The last day we spent in the Hague, looking at bike shops (Holland has brilliant bike shops; funny that) and having lunch at Rice 'n' Spice, an Indonesian restaurant that was much frequented at that same Worldcon under the name of Poetri Ajoe. I tried another Oud Bruin, just to remind myself of what my least favourite beer style tastes like; it's still sicky sweet and fairly low alcohol. I accept that it's a major style and has lots of proponents, but it just isn't for me. It reminds me of a mild shandy, if you can contemplate such a thing.

We took another dune path to get back to Hook for the boat back, and ate in an Italian restaurant about 2 minutes cycle from the ship. It was quite funny the way that everybody in the restaurant left at exactly the same time.

The people at the next table were in an L-reg Carrera; it was very gratifying to beat them to the check-in queue on bikes. I drank Peroni there; it really is quite amazing how Peroni is the best beer on Earth when you've just been on a bike for a couple of hours. We sighed a little when we discovered that zabaglione wasn't on the dessert menu; the waiter saw our sighs and they made zabaglione for us specially. So; if you're ever in Hook of Holland, I recommend the Italian restaurant.

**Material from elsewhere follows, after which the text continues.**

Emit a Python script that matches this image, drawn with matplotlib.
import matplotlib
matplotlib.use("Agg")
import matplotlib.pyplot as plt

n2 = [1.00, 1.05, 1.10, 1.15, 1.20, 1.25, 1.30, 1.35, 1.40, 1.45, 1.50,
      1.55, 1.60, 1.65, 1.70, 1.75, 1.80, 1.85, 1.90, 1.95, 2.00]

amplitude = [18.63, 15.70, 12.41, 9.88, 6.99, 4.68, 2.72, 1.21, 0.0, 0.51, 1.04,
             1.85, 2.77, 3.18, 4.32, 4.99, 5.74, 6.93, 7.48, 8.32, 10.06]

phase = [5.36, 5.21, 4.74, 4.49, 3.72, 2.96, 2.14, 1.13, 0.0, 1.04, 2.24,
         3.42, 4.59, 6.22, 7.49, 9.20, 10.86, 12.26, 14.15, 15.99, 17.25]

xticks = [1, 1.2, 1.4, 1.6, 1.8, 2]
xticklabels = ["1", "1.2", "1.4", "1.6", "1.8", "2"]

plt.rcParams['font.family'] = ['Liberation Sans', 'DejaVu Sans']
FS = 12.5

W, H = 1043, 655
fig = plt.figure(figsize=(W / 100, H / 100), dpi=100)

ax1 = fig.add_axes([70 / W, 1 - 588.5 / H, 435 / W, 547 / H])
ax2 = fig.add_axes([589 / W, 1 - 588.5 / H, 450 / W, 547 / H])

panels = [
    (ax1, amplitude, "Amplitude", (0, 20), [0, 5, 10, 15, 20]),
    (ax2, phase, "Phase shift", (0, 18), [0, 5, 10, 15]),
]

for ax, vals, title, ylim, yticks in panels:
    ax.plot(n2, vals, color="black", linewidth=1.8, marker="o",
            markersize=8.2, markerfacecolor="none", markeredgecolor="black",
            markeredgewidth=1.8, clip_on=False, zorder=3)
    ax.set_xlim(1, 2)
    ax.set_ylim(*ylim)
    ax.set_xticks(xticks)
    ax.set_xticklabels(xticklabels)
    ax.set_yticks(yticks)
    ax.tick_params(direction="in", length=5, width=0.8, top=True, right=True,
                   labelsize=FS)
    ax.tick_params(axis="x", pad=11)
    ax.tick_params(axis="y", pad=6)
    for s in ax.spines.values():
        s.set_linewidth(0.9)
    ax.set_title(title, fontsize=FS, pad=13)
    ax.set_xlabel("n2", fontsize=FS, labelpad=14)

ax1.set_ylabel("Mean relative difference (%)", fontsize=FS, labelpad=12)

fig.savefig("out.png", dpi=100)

Once again, we were tipped off the boat at 7 in the morning, and decided to ride around Suffolk for a bit. We stopped at the White Lion in Lower Ufford for a quick pint (it was too early for lunchtime), and had a pint of the Tolly 1994 beer, Beano Stout. By the time we'd finished the Beano, it was pouring with rain; the first poor weather of the trip. So we stayed and had another pint; this time of Tolly Original. They also did some very nice sausages, it being lunchtime by this point.

We also visited two interesting teashops in Woodbridge; Mrs. Piper's in the morning, where we had perfect poached eggs for breakfast, and the Aoyama in the afternoon. One meaning of Ao is apparently a bluish green colour, and yama is most commonly 'mountain', so we reckoned this might be a coffee joke. At any rate, I have a photo of its sign, saying 'Morning Coffees, Lunches, Cream Teas. House speciality Japanese Cuisine'. It had been raining quite hard at this time, and they brought hot towels with our coffee. We were impressed.

Overall, there's something very nice about getting around under your own steam on holiday (well, my steam and Sealink's...). The best thing about it is that the cycling makes you feel so virtuous that all the beer drinking doesn't seem to matter after all. I want to go again now.